■ WHAT THE TASK REQUIRES
The material below holds pictures; leave them out and reproduce exactly the lines from the one with "Write a web" through the one with "const fmt = v", inclusive.

■ Code that draws figures

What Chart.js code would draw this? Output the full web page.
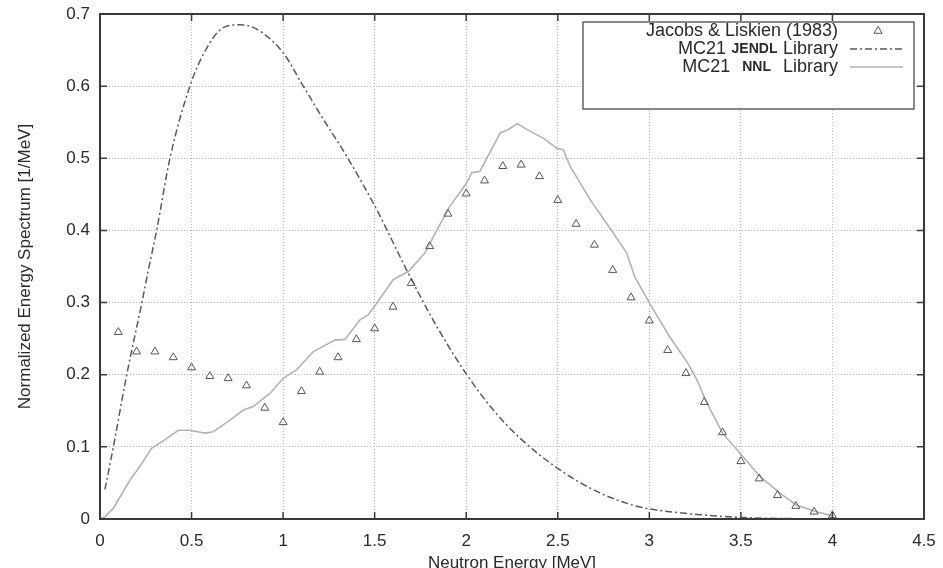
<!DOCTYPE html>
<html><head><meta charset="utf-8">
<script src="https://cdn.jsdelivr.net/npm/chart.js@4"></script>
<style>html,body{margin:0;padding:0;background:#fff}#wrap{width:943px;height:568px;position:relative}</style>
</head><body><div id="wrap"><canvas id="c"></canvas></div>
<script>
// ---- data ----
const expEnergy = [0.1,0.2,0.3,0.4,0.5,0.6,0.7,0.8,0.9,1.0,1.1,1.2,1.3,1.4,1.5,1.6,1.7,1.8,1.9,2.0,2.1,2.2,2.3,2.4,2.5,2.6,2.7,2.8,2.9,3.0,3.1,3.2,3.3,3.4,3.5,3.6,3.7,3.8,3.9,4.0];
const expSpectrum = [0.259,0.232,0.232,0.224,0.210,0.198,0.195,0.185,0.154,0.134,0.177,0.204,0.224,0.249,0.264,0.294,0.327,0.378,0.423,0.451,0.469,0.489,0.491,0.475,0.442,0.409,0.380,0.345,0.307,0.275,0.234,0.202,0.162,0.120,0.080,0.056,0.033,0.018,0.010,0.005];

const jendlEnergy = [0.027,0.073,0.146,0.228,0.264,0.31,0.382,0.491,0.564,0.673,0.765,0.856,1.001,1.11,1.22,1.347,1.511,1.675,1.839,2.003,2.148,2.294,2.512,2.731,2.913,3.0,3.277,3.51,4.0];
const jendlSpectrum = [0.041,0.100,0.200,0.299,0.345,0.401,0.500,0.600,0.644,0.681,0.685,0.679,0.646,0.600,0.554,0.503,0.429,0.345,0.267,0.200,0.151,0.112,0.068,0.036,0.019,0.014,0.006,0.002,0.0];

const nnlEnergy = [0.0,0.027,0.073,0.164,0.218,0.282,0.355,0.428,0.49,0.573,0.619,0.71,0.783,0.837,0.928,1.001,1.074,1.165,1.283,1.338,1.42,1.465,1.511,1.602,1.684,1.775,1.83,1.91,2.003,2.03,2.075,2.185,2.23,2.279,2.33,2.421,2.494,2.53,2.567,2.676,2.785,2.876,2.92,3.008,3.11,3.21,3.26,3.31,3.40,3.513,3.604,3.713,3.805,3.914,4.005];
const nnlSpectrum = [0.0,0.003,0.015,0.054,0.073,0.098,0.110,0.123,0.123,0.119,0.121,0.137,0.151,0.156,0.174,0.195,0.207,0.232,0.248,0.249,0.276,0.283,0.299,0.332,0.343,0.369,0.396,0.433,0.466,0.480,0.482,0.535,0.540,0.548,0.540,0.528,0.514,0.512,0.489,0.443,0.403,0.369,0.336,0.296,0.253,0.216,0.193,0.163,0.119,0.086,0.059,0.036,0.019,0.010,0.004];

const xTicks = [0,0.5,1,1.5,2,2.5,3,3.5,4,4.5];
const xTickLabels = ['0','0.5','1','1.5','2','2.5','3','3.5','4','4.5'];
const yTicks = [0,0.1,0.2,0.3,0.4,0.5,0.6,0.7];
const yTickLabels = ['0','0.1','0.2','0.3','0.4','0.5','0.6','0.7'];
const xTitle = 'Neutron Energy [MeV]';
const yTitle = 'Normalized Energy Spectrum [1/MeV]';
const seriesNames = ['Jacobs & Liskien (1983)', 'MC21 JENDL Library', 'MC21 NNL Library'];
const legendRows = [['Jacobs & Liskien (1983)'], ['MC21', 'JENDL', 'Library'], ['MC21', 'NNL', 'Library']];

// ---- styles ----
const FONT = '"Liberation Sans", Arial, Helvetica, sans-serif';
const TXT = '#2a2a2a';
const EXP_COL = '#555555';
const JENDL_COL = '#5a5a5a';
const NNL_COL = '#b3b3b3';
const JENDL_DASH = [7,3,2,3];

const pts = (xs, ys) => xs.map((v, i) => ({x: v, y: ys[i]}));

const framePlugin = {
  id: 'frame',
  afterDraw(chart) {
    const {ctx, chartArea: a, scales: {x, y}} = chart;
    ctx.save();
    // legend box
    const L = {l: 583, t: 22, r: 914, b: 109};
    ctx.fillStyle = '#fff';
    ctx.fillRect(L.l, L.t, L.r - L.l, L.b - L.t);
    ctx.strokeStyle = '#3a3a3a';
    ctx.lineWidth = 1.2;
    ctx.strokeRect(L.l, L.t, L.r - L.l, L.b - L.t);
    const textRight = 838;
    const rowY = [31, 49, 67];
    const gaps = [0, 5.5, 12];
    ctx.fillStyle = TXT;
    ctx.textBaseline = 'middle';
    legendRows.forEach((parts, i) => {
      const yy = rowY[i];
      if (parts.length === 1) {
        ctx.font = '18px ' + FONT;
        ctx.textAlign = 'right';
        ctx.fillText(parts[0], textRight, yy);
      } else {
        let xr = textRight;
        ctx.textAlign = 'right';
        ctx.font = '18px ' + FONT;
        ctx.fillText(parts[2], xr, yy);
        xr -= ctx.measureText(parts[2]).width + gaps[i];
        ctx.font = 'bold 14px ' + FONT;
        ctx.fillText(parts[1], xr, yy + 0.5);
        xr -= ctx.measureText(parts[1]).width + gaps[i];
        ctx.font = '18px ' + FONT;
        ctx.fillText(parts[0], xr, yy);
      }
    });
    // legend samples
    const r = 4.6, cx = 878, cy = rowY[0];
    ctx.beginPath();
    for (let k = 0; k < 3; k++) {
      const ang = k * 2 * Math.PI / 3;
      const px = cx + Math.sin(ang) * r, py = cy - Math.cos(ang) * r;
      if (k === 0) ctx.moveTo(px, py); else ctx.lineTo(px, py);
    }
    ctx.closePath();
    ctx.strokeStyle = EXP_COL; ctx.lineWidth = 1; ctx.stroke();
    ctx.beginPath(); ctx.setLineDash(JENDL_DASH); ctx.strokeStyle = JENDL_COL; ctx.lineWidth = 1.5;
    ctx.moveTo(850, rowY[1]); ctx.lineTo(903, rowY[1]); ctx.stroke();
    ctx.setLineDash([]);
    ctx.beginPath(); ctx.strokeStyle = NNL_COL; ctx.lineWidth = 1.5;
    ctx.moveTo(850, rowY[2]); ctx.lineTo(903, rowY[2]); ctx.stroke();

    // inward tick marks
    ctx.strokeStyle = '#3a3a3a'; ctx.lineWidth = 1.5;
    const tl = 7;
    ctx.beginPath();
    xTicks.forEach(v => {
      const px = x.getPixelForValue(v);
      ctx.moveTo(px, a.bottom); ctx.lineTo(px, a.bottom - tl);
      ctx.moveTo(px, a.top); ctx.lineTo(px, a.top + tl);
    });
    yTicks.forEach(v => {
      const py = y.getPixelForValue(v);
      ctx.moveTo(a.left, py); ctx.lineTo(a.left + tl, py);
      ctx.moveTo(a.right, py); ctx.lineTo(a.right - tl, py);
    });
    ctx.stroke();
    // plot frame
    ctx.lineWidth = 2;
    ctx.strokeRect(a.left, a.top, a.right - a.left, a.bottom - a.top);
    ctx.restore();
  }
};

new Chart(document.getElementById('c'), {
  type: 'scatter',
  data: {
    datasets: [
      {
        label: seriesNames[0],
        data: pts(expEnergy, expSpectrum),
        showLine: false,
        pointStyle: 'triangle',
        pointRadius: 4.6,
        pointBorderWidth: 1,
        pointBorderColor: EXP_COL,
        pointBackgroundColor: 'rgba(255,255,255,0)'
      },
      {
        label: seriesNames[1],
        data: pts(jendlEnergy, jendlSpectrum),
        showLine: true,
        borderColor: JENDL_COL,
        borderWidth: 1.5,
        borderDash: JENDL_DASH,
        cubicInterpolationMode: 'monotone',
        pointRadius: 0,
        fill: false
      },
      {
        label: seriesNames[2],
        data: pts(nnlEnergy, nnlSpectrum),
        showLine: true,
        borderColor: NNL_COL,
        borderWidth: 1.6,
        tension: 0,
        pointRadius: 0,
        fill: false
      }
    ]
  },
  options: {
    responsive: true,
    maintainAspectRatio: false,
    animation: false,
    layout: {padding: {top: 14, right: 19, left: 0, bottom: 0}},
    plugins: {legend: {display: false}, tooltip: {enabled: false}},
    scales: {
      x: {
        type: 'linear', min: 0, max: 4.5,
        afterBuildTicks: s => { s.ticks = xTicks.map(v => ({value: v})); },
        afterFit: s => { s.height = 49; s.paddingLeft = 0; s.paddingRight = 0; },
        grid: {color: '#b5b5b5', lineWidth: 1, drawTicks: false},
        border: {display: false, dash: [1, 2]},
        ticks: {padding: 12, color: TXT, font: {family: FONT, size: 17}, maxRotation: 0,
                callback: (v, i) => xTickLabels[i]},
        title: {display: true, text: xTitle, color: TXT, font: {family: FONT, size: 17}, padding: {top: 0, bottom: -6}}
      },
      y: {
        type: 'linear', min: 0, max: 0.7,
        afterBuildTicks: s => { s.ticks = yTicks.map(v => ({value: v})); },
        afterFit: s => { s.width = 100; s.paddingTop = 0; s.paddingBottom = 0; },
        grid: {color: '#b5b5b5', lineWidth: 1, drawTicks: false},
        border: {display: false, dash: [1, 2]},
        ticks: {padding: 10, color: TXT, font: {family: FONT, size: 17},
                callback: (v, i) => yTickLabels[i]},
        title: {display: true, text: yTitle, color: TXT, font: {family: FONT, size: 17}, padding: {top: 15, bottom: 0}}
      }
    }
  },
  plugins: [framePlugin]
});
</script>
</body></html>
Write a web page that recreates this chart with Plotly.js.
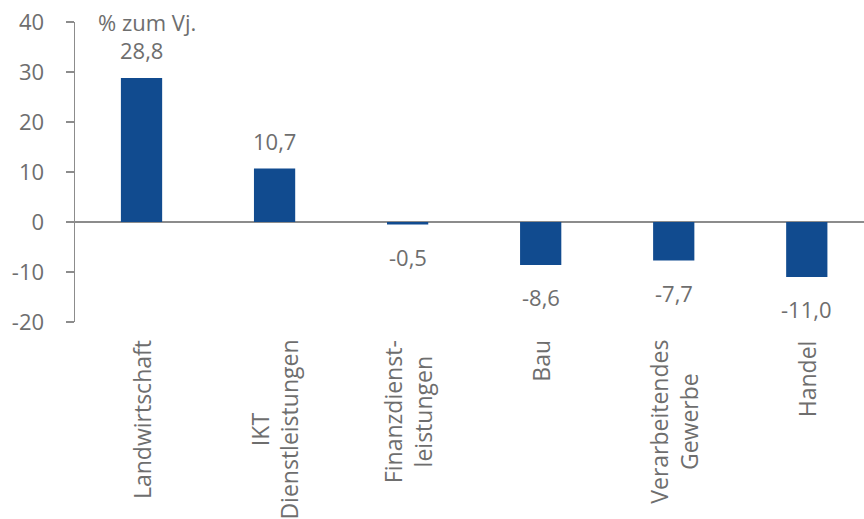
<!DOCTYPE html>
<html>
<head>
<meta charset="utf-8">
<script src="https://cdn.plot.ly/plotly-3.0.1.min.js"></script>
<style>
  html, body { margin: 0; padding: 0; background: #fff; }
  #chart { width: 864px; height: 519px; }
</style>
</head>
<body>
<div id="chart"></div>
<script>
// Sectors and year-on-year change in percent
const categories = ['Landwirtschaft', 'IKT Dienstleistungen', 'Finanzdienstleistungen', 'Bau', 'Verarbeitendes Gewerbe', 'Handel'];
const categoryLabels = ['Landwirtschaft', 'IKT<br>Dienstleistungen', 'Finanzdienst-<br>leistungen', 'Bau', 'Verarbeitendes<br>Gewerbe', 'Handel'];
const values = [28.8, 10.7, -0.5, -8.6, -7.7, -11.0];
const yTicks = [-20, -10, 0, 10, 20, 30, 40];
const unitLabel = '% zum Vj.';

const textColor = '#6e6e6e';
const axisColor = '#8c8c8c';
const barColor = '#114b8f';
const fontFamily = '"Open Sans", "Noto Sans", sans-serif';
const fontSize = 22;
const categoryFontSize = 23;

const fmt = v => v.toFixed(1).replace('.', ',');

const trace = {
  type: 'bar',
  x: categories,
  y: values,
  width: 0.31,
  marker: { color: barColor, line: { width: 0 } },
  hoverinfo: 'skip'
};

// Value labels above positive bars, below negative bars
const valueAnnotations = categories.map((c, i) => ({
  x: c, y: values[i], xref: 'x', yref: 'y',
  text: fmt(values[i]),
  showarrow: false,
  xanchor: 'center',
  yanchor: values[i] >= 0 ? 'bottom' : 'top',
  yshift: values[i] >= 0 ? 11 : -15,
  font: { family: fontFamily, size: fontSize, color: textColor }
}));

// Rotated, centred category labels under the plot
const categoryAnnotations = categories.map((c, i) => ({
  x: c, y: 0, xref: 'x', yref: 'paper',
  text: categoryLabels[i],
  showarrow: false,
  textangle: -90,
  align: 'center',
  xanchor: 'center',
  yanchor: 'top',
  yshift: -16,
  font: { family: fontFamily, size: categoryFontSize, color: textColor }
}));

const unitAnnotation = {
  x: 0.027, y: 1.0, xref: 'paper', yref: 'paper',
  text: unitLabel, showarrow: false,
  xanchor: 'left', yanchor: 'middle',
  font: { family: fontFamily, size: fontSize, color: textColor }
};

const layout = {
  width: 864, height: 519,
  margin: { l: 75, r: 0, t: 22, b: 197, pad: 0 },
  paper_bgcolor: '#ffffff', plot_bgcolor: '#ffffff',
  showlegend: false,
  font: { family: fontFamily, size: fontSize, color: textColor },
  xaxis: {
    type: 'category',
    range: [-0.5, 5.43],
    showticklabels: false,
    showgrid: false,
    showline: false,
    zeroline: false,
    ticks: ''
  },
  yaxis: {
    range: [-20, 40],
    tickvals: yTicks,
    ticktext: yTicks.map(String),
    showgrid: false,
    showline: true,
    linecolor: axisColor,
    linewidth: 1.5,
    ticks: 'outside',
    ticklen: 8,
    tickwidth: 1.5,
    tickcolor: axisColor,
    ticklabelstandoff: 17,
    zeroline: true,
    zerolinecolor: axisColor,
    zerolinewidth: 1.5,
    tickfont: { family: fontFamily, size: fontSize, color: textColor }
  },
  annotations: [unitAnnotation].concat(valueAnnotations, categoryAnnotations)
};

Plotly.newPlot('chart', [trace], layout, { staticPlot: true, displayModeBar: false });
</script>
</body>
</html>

■ SOLUTION TO THE EXERCISE
Write a web page that recreates this chart with Plotly.js.
<!DOCTYPE html>
<html>
<head>
<meta charset="utf-8">
<script src="https://cdn.plot.ly/plotly-3.0.1.min.js"></script>
<style>
  html, body { margin: 0; padding: 0; background: #fff; }
  #chart { width: 864px; height: 519px; }
</style>
</head>
<body>
<div id="chart"></div>
<script>
// Sectors and year-on-year change in percent
const categories = ['Landwirtschaft', 'IKT Dienstleistungen', 'Finanzdienstleistungen', 'Bau', 'Verarbeitendes Gewerbe', 'Handel'];
const categoryLabels = ['Landwirtschaft', 'IKT<br>Dienstleistungen', 'Finanzdienst-<br>leistungen', 'Bau', 'Verarbeitendes<br>Gewerbe', 'Handel'];
const values = [28.8, 10.7, -0.5, -8.6, -7.7, -11.0];
const yTicks = [-20, -10, 0, 10, 20, 30, 40];
const unitLabel = '% zum Vj.';

const textColor = '#6e6e6e';
const axisColor = '#8c8c8c';
const barColor = '#114b8f';
const fontFamily = '"Open Sans", "Noto Sans", sans-serif';
const fontSize = 22;
const categoryFontSize = 23;

const fmt = v => v.toFixed(1).replace('.', ',');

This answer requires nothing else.